When a high-reward lever required too much effort, normal subjects switched to an easier option. Mutant mice, however, kept pressing the difficult lever long after it stopped being worth it. They failed to update their strategy based on new information. This struggle mirrors how schizophrenia patients cling to old beliefs even when reality changes.

Researchers next sought to locate the brain error. They employed optogenetics, a technique using light to control genetically modified neurons. Silencing the mediodorsal thalamus in healthy mice immediately caused them to act like the mutants. These animals made poor choices and got stuck in bad patterns.

The critical test followed. Healthy mice quickly abandoned worsening choices when the laser was off. Silencing their mediodorsal thalamus with the laser on caused them to keep making poor choices. This matched the behavior of mice with the schizophrenia-linked mutation perfectly.

Activating the same brain region in mutant mice produced a dramatic result. A brief pulse of blue light improved their behavior significantly. The mutant mice switched levers at the right time and made optimal choices again. By toggling this single circuit, researchers proved the mediodorsal thalamus is the source of the problem. Silencing it caused the deficit, while activating it reversed it.

"We are quite confident this circuit is one of the mechanisms that contributes to the cognitive impairment that is a major part of the pathology of schizophrenia," said Dr. Guoping Feng. He is a neuroscientist at MIT and the senior author of the study.

The study, published in Nature Neuroscience, does not offer an immediate cure. Optogenetics remains a laboratory tool rather than a human therapy. Identifying the mediodorsal thalamus as a key node gives drug developers a specific target to aim for.

"Our brain can form a prior belief of reality," said Dr. Tingting Zhou, a co-author of the study. "When sensory input comes in, a neurotypical brain uses that new input to update the prior belief. That allows us to generate a new belief close to what reality is."

In schizophrenia patients, the brain weighs too heavily on the prior belief. They do not use enough current input. Consequently, their new belief becomes detached from reality.

This detachment does not arrive all at once. Initial changes are small. A person might start doubting things they once knew to be true. They could question a friend's loyalty or the meaning of a random comment from a classmate.
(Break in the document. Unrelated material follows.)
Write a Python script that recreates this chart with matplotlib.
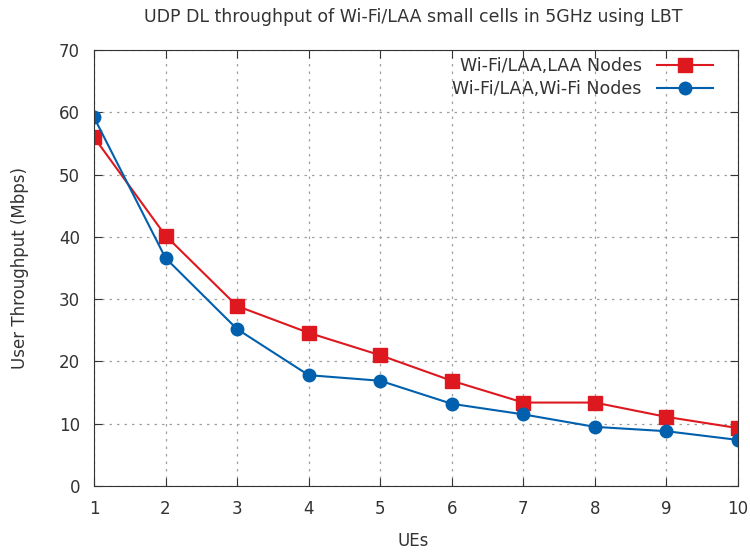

Soon, internal thoughts and external reality begin to blur. Early signs typically include withdrawing from social life and anxiety. Patients often neglect personal hygiene and reduce motivation. They also isolate themselves from others.

Someone may begin to believe they are in an alternate universe. They might think others are inserting thoughts or voices into their mind. Over time, they stop trusting what they see and hear. Instead, they rely on ideas with no connection to the outside world.

A passing car is not just a car; it appears to be following them. A news anchor is not reading the news; they seem to be sending a secret message. The person does not choose to believe these things. Their brain has simply lost the ability to update its understanding of reality.